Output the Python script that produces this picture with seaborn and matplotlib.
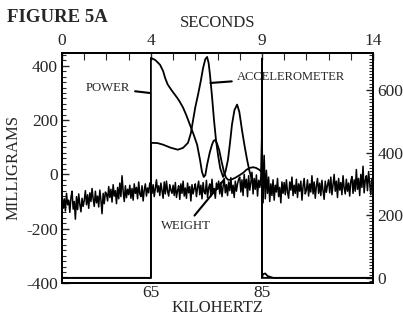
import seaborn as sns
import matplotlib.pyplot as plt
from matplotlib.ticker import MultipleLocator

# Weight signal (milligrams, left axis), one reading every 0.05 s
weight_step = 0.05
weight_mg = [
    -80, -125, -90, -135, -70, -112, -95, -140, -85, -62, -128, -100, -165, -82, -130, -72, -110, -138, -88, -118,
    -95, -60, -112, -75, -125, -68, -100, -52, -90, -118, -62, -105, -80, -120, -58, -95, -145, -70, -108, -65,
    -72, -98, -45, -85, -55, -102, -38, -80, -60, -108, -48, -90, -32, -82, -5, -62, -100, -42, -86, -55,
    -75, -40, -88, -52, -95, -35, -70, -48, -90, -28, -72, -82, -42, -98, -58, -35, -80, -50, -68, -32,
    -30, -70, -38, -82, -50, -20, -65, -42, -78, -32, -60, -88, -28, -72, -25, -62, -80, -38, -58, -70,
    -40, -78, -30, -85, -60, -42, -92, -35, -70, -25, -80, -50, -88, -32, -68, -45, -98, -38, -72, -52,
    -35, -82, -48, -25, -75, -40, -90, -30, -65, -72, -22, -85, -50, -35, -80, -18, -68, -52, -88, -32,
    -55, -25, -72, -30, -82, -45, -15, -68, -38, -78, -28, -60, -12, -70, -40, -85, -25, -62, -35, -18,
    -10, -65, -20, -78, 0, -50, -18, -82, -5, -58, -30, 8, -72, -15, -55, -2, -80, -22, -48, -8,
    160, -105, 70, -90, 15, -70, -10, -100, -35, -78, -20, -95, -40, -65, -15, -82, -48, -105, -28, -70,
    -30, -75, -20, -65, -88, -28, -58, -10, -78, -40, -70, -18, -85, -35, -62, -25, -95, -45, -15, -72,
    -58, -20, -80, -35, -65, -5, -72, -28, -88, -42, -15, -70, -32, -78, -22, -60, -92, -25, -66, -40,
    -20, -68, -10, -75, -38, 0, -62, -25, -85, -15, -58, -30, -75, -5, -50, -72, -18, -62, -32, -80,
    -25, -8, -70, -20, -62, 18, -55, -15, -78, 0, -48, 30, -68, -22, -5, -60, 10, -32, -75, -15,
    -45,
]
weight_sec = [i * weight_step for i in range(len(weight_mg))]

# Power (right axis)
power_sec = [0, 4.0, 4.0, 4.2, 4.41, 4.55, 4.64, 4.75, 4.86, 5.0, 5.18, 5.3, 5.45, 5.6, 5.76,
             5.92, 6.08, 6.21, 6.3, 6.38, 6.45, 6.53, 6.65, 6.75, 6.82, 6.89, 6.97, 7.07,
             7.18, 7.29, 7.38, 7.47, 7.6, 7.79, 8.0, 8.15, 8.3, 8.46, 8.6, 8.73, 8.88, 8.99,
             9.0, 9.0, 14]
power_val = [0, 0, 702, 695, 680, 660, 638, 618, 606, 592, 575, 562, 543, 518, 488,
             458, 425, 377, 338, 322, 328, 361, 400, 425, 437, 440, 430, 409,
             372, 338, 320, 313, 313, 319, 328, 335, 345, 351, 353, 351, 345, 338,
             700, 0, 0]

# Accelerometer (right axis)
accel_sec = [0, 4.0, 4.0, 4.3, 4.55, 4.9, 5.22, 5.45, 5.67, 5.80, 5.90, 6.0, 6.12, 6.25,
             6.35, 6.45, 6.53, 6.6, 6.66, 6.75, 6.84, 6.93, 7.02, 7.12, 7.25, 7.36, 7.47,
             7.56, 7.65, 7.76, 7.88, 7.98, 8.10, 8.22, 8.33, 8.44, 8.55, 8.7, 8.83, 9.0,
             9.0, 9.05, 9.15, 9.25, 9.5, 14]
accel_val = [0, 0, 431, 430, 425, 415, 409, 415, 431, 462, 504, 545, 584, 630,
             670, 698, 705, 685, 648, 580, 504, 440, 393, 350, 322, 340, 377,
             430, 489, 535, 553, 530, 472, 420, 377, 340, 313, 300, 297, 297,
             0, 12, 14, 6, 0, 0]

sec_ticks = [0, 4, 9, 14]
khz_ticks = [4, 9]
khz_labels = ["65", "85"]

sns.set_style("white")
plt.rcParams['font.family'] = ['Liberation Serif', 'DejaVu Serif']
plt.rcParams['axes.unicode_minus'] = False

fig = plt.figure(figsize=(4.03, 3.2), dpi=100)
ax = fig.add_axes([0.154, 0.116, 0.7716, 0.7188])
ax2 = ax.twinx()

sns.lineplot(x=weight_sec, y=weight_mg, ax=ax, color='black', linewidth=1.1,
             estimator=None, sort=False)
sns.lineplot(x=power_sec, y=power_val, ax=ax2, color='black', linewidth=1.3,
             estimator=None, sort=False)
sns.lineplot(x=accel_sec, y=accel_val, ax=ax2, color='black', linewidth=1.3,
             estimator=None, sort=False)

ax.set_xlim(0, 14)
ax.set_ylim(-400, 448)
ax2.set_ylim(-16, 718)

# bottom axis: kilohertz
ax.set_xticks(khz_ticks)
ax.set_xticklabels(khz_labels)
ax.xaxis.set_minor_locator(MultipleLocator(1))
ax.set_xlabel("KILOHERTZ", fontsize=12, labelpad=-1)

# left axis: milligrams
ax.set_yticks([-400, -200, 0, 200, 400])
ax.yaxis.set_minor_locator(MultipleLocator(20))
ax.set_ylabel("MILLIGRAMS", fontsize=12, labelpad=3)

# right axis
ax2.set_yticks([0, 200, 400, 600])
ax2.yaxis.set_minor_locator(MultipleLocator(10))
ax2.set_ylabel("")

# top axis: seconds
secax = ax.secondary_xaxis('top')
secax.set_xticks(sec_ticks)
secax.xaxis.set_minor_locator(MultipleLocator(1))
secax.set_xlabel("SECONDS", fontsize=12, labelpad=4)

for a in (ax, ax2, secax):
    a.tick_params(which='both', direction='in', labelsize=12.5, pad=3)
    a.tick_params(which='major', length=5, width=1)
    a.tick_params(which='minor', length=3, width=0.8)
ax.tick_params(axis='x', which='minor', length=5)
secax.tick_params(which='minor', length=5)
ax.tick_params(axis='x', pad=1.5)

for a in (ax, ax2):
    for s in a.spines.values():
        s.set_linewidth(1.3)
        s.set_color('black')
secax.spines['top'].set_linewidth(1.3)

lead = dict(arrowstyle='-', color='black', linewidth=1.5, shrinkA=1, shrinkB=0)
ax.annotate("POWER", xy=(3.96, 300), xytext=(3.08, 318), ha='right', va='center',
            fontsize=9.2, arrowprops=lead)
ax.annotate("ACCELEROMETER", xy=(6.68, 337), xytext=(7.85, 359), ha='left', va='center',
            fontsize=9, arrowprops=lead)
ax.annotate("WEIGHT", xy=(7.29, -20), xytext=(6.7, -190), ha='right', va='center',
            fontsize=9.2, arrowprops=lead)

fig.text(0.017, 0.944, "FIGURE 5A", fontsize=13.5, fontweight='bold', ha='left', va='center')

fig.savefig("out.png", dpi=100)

* * *

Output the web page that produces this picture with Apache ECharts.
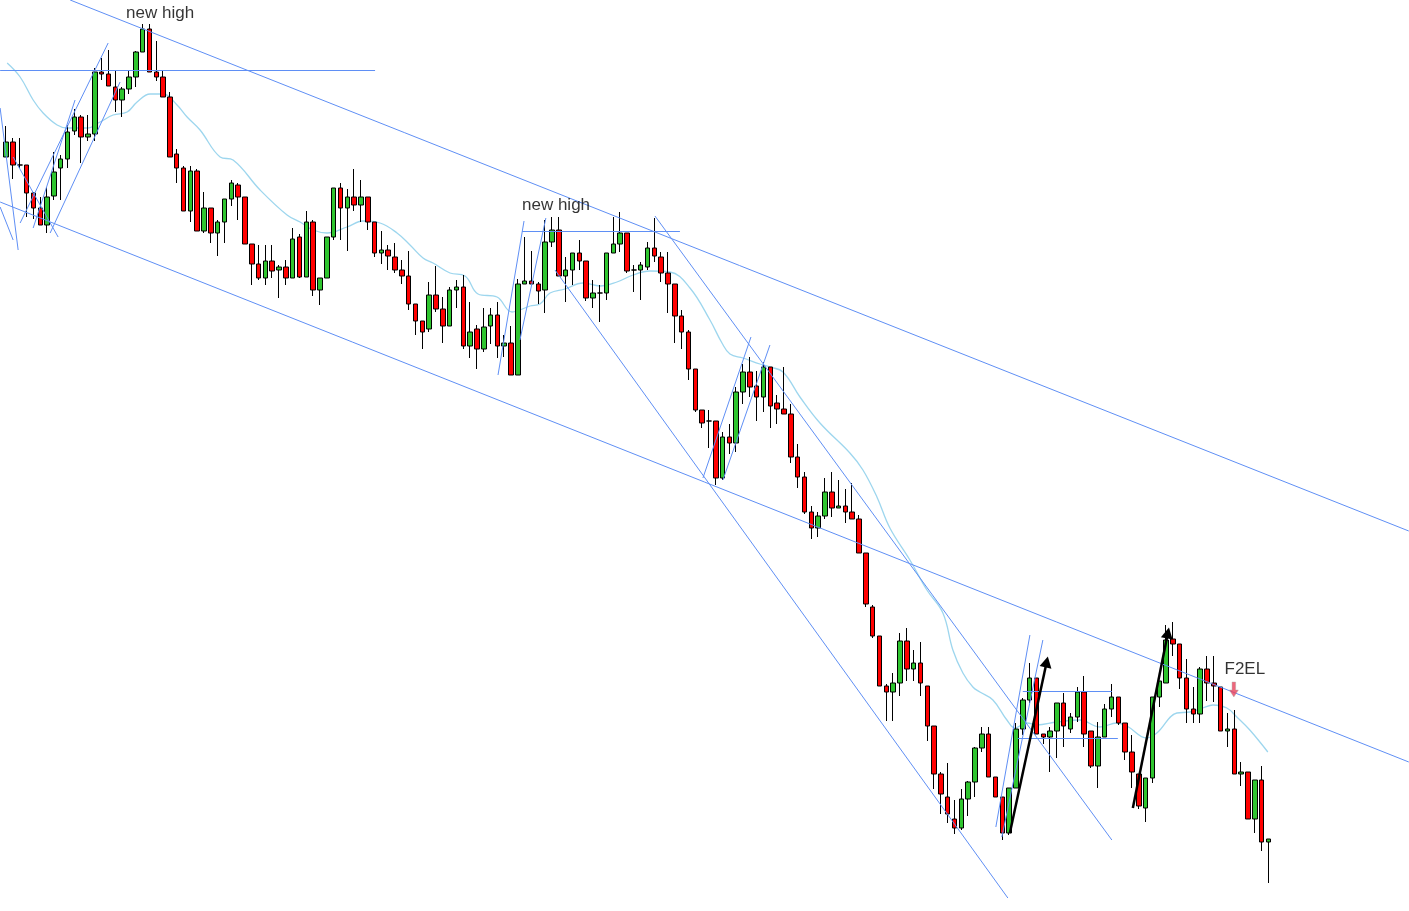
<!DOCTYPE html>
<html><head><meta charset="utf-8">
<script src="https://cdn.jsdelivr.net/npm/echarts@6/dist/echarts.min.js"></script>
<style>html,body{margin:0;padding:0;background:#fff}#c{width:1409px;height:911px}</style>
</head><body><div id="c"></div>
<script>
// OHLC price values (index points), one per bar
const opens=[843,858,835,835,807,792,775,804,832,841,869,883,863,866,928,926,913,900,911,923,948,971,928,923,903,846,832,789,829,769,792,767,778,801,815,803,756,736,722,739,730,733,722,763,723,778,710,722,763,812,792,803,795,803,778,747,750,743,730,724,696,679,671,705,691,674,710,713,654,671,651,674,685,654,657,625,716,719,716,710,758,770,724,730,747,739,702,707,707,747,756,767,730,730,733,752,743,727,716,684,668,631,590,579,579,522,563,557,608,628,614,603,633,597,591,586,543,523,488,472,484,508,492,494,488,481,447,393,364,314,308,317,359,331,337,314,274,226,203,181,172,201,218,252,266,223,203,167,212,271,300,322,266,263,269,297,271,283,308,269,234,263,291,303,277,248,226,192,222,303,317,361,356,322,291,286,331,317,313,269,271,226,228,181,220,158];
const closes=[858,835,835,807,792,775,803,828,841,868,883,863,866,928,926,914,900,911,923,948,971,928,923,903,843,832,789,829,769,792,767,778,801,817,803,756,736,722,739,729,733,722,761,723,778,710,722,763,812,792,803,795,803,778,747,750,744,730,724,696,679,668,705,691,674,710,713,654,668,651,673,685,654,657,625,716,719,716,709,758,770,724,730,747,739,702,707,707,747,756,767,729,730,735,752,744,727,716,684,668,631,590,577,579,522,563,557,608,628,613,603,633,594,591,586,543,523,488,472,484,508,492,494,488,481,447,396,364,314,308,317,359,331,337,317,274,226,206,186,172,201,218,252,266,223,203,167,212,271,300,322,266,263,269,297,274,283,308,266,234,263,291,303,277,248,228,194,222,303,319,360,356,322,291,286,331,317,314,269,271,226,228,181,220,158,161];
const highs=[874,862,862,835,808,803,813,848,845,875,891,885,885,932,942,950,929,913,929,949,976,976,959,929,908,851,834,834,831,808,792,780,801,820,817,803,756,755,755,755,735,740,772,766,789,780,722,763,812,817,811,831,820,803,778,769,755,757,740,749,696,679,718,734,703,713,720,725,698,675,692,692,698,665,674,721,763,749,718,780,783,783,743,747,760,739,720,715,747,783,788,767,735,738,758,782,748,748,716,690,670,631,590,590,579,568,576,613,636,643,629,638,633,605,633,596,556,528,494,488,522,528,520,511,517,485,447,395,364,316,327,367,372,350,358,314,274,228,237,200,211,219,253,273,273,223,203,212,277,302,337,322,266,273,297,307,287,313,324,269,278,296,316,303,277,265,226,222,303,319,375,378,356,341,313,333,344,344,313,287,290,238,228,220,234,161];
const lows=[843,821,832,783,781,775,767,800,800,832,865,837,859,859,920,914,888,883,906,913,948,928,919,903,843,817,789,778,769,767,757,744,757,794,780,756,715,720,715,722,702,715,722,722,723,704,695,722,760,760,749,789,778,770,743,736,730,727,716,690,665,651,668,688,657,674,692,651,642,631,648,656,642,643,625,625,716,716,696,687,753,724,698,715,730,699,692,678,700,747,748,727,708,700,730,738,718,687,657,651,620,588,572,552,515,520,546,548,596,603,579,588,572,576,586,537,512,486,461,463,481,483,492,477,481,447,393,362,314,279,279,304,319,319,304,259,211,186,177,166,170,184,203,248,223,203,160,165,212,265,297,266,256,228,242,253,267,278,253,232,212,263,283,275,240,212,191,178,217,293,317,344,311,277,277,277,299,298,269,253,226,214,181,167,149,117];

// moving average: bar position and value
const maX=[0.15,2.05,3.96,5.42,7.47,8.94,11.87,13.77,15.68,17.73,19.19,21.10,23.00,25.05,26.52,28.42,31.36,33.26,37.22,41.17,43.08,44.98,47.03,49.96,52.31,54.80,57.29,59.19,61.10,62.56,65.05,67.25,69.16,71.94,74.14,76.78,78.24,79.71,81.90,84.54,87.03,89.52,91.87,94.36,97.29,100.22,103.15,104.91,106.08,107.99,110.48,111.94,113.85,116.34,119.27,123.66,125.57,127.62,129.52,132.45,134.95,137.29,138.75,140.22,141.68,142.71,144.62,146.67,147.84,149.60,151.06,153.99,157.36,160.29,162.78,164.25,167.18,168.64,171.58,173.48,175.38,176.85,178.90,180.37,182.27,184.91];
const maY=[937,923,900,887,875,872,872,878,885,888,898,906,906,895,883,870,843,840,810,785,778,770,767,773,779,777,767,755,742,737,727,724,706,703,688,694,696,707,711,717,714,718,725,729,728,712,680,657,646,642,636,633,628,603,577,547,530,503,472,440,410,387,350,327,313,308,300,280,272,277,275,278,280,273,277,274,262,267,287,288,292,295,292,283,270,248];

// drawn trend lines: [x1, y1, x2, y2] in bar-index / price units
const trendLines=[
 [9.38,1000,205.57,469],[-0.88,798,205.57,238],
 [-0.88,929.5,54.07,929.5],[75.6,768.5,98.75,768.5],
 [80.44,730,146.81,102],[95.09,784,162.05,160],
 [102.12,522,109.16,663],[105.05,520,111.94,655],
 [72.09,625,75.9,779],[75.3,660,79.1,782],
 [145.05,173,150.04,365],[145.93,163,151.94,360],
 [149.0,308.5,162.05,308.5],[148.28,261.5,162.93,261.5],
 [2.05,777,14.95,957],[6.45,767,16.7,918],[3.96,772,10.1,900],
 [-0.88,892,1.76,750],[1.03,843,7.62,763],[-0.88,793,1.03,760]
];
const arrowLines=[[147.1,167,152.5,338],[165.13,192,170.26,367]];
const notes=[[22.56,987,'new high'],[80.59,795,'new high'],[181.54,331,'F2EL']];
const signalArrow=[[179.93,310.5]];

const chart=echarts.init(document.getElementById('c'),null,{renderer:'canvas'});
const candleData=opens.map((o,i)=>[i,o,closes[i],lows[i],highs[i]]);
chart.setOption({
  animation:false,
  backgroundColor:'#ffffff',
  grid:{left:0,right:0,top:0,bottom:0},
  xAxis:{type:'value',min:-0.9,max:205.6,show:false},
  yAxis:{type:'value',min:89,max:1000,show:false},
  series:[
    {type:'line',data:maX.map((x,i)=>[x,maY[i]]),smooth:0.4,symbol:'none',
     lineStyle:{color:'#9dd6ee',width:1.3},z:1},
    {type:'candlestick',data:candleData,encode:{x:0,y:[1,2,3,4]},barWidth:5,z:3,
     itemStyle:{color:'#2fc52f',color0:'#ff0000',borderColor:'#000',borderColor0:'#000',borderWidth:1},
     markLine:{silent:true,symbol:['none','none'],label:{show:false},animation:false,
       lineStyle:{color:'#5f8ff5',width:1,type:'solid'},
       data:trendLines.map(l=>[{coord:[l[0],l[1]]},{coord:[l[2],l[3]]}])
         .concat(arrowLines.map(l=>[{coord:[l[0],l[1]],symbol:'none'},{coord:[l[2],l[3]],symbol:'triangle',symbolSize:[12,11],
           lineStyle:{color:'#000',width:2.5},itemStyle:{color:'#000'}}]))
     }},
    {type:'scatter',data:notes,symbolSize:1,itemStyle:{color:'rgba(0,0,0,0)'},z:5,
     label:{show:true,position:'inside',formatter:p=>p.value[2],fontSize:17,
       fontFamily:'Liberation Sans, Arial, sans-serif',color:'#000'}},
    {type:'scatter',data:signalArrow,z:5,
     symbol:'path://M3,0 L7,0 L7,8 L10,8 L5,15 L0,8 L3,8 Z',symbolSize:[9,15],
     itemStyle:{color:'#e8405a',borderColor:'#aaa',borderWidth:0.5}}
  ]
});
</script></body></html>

• _What to work on_
From the records above, give again only the part that opens with the line containing "Output the Python" and closes with the line containing "from matplotlib.ticker import MultipleLocator". Keep both ends but drop the pictures.

• _Right answer_
Output the Python script that produces this picture with seaborn and matplotlib.
import seaborn as sns
import matplotlib.pyplot as plt
from matplotlib.ticker import MultipleLocator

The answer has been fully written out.